Мы провели с ним чудесный вечер вдвоем. Устроившись на макушке дюны, мы предавались мечтам о бессмертном театре человечества, театре не для избранных, а для всех. Море плескалось у наших ног, белые звезды всхо

дили и заходили, величественная ночь милостиво внимала нашим мечтам. Сергей Третьяков, которого с нами не было, потом запечатлел эту сцену — она и впрямь была поэтична.

Лиза с мужем и детьми вернулась в середине августа в Митаву, мама еще три недели оставалась со мной на взморье. И в это время прекрасного одиночества я написал большую работу, для которой мне были потребны сосредоточенность и покой.

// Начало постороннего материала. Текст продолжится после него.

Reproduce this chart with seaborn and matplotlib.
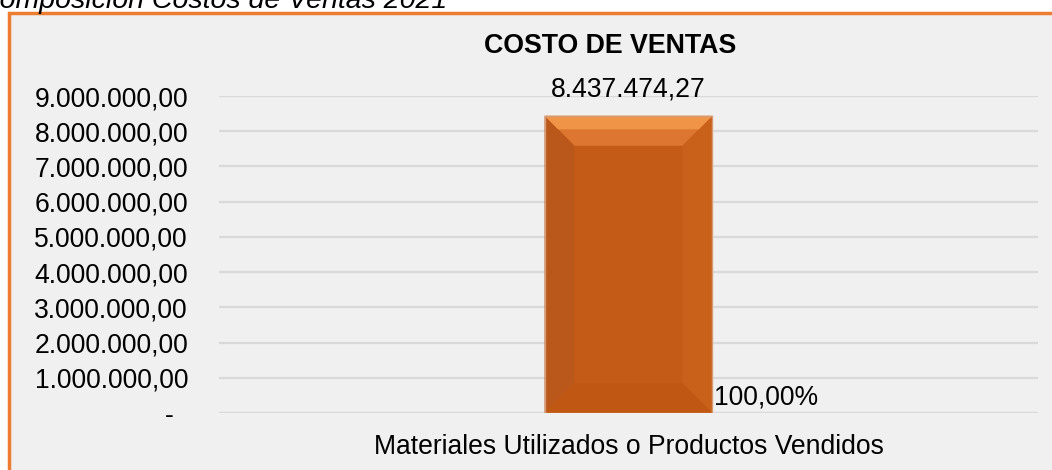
import numpy as np
import pandas as pd
import seaborn as sns
import matplotlib.pyplot as plt
from matplotlib.patches import Rectangle, Polygon
from matplotlib.ticker import FuncFormatter


# datos del grafico
categorias = ["Materiales Utilizados o Productos Vendidos"]
costos = [8437474.27]
porcentajes = [100.00]
y_ticks = [0, 1000000, 2000000, 3000000, 4000000, 5000000, 6000000, 7000000, 8000000, 9000000]

df = pd.DataFrame({"categoria": categorias, "costo": costos})


def fmt_es(v, dec=2):
    # formato 1.234.567,89
    s = f"{v:,.{dec}f}"
    return s.replace(",", "X").replace(".", ",").replace("X", ".")


def fmt_tick(v, pos):
    if v == 0:
        return "-  "
    return fmt_es(v)


sns.set_theme(style="white")
plt.rcParams["font.family"] = ["Liberation Sans", "DejaVu Sans"]

FS = 19.1
W, H = 1052, 470
fig = plt.figure(figsize=(W / 100, H / 100), dpi=100)
fig.patch.set_facecolor("white")

# marco naranja del grafico
marco = Rectangle((8.5 / W, -0.1), 1.2, (H - 12.5) / H + 0.1, transform=fig.transFigure,
                  facecolor="#F0F0F0", edgecolor="#ED7D31", linewidth=2.5, zorder=-5)
fig.patches.append(marco)

# texto cortado arriba (en la referencia tambien sale cortado)
fig.text(447 / W, 1 - 8 / H, "Composición Costos de Ventas 2021", ha="right", va="baseline",
         fontsize=20.5, style="italic", color="black")

ax = fig.add_axes([219 / W, 1 - 413 / H, (1038 - 219) / W, (413 - 96) / H])
ax.set_facecolor("none")
ax.set_zorder(2)

sns.barplot(data=df, x="categoria", y="costo", color="#C45C17", width=0.205, ax=ax,
            saturation=1, zorder=3)

ax.set_ylim(0, 9000000)
ax.set_xlim(-0.5, 0.5)
ax.set_yticks(y_ticks)
ax.yaxis.set_major_formatter(FuncFormatter(fmt_tick))
ax.grid(axis="y", color="#D9D9D9", linewidth=1.6, zorder=0)
ax.set_axisbelow(True)
for s in ax.spines.values():
    s.set_visible(False)
ax.axhline(0, color="#D9D9D9", linewidth=1.6, zorder=1)
ax.tick_params(axis="y", length=0, pad=22.3, labelsize=FS, labelcolor="black")
ax.tick_params(axis="x", length=0, pad=15, labelsize=FS, labelcolor="black")
ax.set_xlabel("")
ax.set_ylabel("")

# efecto bisel sobre la barra
p = ax.patches[0]
x0, w, h = p.get_x(), p.get_width(), p.get_height()
px_x = 1.0 / (1038 - 219)
px_y = 9000000 / (413 - 96)
bx = 30 * px_x
by = 30 * px_y
caras = [
    ([(x0, h), (x0 + w, h), (x0 + w - bx, h - by), (x0 + bx, h - by)], "#DD7630"),
    ([(x0, 0), (x0, h), (x0 + bx, h - by), (x0 + bx, by)], "#BA581B"),
    ([(x0 + w, 0), (x0 + w, h), (x0 + w - bx, h - by), (x0 + w - bx, by)], "#C9611A"),
    ([(x0, 0), (x0 + w, 0), (x0 + w - bx, by), (x0 + bx, by)], "#C05712"),
]
for pts, c in caras:
    ax.add_patch(Polygon(pts, closed=True, facecolor=c, edgecolor="none", zorder=4))
# brillo superior
ax.add_patch(Polygon([(x0, h), (x0 + w, h), (x0 + w - bx * 0.45, h - by * 0.45), (x0 + bx * 0.45, h - by * 0.45)],
                     closed=True, facecolor="#F09448", edgecolor="none", zorder=5))
ax.add_patch(Rectangle((x0, 0), w, h, facecolor="none", edgecolor="#D49A74", linewidth=1.0, zorder=6))

# etiquetas de datos
for i, (v, pc) in enumerate(zip(costos, porcentajes)):
    ax.annotate(fmt_es(v), xy=(i, v), xytext=(0, 9.5), textcoords="offset points",
                ha="center", va="bottom", fontsize=FS, color="black", annotation_clip=False)
    ax.annotate(fmt_es(pc) + "%", xy=(i + w / 2, 0), xytext=(1, 11.5), textcoords="offset points",
                ha="left", va="center", fontsize=FS, color="black", annotation_clip=False)

fig.text(610 / W, 1 - 46 / H, "COSTO DE VENTAS", ha="center", va="center",
         fontsize=19.3, fontweight="bold", color="black")

fig.savefig("out.png", dpi=100)
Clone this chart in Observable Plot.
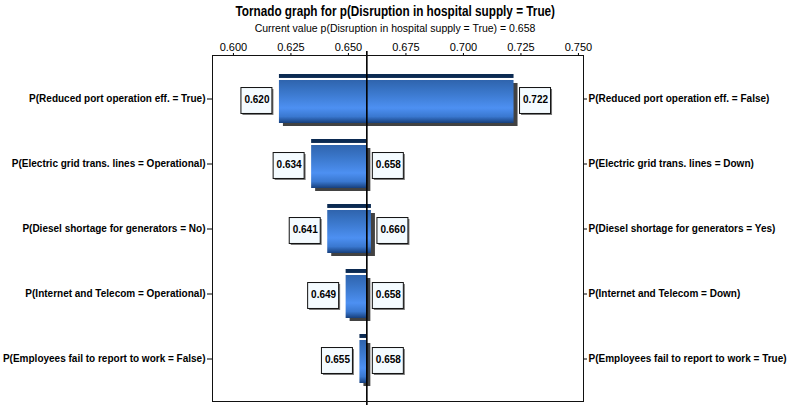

Княгиня Грузинская передала мне сердечный привет от вильнюсского епископа, а также его пожелание, чтобы я написал проспект — как художественный, так и технический — такого театра, какой себе представляю. Мои мысли об этом предмете заинтересовали его, и он с удовольствием побеседует со мной, прочитав такую памятную записку. Я было стал отнекиваться, говоря, что для этого потребуется написать полкниги, но княгиня высмеяла меня, намекнув, что, мол, кто знает, — у кардинала большие возможности.

Мой ночной разговор с Мейерхольдом на дюне меня подстегнул, и за три недели я написал сто с лишним страниц, дополнив написанное еще разными приложениями.

Исходил я из трехступенчатого театра, как его создал Макс Рейнхардт. Наряду с большим круглым театром, наподобие берлинского цирка Шумана, вмещавшего пять тысяч зрителей, должны быть предусмотрены две другие сцены: обычный театр на тысячу мест и камерный — мест на двести. Все желательно под одной крышей. В большом театре входные билеты должны быть по цене чуть выше платы за гардероб, то есть по пятьдесят копеек (одной марке), в среднем театре — обычные цены от шестидесяти копеек до трех рублей с половиной. А вот камерная сцена могла быть и дорога, здесь кресло стоило бы не меньше десяти рублей! Уже из этого одного видно, как живуч оказался пример Рейнхардта.